Graeme and Monica on the Columbia River Field School.

Wildsight work

At the end of his bike trip, Graeme connected with Wildsight just as the organization was looking to launch the first-ever Columbia River Field School, a summer program that brings teens together to learn as they paddle and camp along key sections of the Columbia River system. He joined Wildsight as program coordinator in 2018. Alongside Wildsight Education Director Monica Nisssen, Graeme has since guided more than 100 students to become engaged citizens of the Columbia Basin through this 15-day program. Many have gone on to pursue water related higher education and careers and have been some of the only young people to engage deeply in government consultation processes relating to the Columbia River Treaty.

The success of the field school helped inspire Graeme and Monica to develop Teach the Columbia, a comprehensive curriculum for teachers to bring Columbia River learning to their classrooms. This program also includes field courses for educators to help deepen their own relationship with the watershed and bring that learning back to their classrooms. 

This same passion for place-based learning brought to life another idea: Columbia River Conversations. This field experience invites the general public to explore the waterways that shape our region and gain similar knowledge. 

Graeme Lee Rowlands talks water quality at a Wildsight event in Radium Hot Springs. Photo: Pat Morrow

Ripple effects

For Graeme, water education is about helping people understand their relationship to place.

“Water is life, water is precious, but it’s also threatened. Even in a region so connected to its watershed, there’s still a lot of work to do.”

While programs like Columbia River Conversations and the Columbia River Field School can help individuals develop a deeper understanding of this watershed, it’s the ripple effect of education that will make bigger changes, Graeme explains. Individuals who take part in programs like these can then impact those around them and help build engaged citizens across the basin. 

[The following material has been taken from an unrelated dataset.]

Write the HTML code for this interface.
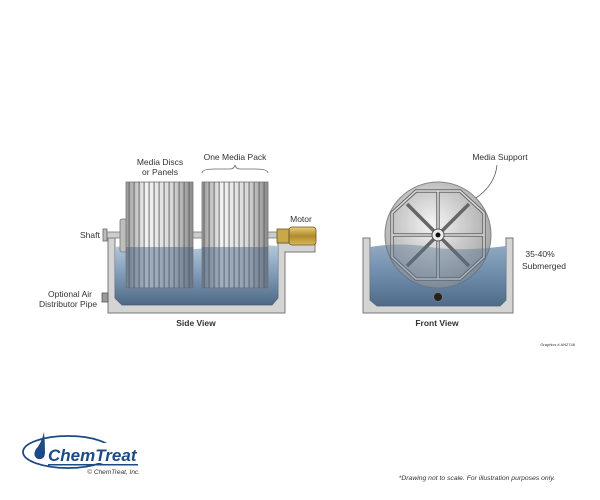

“In the Columbia Basin we have about 180,000 people. There’s no way we can reach the majority of those people in a deep way. But we can reach some number of people in a deeper way and thousands of people in a lighter way. And if we empower those people, it can ripple outwards.”

Youth Climate Corps crew at a wetland restoration project in the Columbia Valley.

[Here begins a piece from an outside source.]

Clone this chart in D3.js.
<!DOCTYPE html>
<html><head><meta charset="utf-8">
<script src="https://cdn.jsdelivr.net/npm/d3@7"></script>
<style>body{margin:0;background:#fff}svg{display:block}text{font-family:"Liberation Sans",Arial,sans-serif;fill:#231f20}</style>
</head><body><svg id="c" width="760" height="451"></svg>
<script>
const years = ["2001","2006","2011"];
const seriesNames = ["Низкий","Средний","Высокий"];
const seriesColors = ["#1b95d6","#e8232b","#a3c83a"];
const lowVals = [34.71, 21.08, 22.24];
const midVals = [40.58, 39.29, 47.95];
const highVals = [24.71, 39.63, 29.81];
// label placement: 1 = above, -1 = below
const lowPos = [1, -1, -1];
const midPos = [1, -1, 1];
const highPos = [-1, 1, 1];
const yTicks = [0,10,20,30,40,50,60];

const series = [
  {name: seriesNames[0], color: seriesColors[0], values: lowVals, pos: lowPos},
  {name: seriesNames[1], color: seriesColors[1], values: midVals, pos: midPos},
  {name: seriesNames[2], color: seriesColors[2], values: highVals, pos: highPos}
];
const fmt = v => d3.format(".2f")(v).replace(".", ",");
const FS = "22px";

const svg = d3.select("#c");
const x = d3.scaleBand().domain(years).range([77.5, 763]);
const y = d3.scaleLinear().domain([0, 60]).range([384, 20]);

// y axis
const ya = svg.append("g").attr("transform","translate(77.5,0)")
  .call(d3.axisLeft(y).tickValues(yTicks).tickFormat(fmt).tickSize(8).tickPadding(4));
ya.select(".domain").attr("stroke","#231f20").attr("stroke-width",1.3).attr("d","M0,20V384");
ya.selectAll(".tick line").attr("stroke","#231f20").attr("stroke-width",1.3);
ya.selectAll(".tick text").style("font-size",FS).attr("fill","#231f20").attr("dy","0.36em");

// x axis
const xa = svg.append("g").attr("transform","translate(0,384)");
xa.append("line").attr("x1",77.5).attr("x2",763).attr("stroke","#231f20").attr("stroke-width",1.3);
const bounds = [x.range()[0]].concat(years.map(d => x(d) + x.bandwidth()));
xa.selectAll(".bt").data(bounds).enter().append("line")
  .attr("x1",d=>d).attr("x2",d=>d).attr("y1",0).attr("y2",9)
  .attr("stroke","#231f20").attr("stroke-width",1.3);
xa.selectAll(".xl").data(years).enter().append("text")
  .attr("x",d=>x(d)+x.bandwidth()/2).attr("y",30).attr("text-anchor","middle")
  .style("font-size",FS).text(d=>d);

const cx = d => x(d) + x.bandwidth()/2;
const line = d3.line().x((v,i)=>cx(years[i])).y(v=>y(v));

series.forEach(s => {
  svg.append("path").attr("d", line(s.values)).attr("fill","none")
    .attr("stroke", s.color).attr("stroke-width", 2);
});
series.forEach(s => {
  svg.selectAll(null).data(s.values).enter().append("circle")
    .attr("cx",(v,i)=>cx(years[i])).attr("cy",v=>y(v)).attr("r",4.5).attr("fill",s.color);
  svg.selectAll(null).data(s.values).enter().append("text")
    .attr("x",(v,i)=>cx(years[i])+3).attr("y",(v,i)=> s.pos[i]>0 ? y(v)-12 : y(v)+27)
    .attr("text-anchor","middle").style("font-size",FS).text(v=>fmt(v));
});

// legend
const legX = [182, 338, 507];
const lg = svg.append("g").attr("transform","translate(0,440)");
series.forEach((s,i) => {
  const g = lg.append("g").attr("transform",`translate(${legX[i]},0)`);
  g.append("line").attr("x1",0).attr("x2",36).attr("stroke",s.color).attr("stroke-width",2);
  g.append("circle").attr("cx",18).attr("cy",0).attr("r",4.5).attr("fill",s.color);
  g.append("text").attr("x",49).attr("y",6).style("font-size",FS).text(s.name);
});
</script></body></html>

In 2020, Graeme helped spearhead the creation of the Youth Climate Corps, a program that provides young adults with paid climate-action work, training, and career development opportunities. Wildsight now leads annual programs in the West and East Kootenays in partnership with Youth Climate Corps BC (YCCBC), which also operates similar programs across the province.

Alongside Graeme’s program work, he has also written extensively on topics ranging from the Columbia River Treaty, salmon restoration, colonization and reconciliation, and climate change, and has collaborated with dozens of organizations across the international Columbia River Basin. 

For Graeme, it is a steady vision for the future tied intricately to water that fuels his work. Celebrating BC and World Rivers Day back in 2019, Graeme wrote:

“I dream that we as a society will make our choices like water. From headwater springs, values will flow downstream, connecting neighbours and relatives, each tributary finding the others and mixing into consensus where everyone’s contributions are represented, conflicts are reconciled, and needs are balanced. Water will show us the way if we are ready to listen.”  

Today, Graeme says receiving the CBEEN Award of Excellence feels especially meaningful because of the strength of the environmental education community in the basin.

“I feel honoured to have their support and recognition, and motivated to keep giving back to this amazing education community.”

Graeme was given a CBEEN Award of Excellence in Environmental Education alongside fellow recipients Mara Nelson, an Indigenous educator from the Ktunaxa Nation; primary teachers Charlotte Soles, Myia Malakoff, and Bridget O’Malley; and community educator Amy Cross. 

This annual award recognizes educators who demonstrate, teach and promote environmental stewardship and sustainability through their work. Graeme and his fellow recipients received their awards at the Outdoor Learning Conference in Banff, Alberta this May.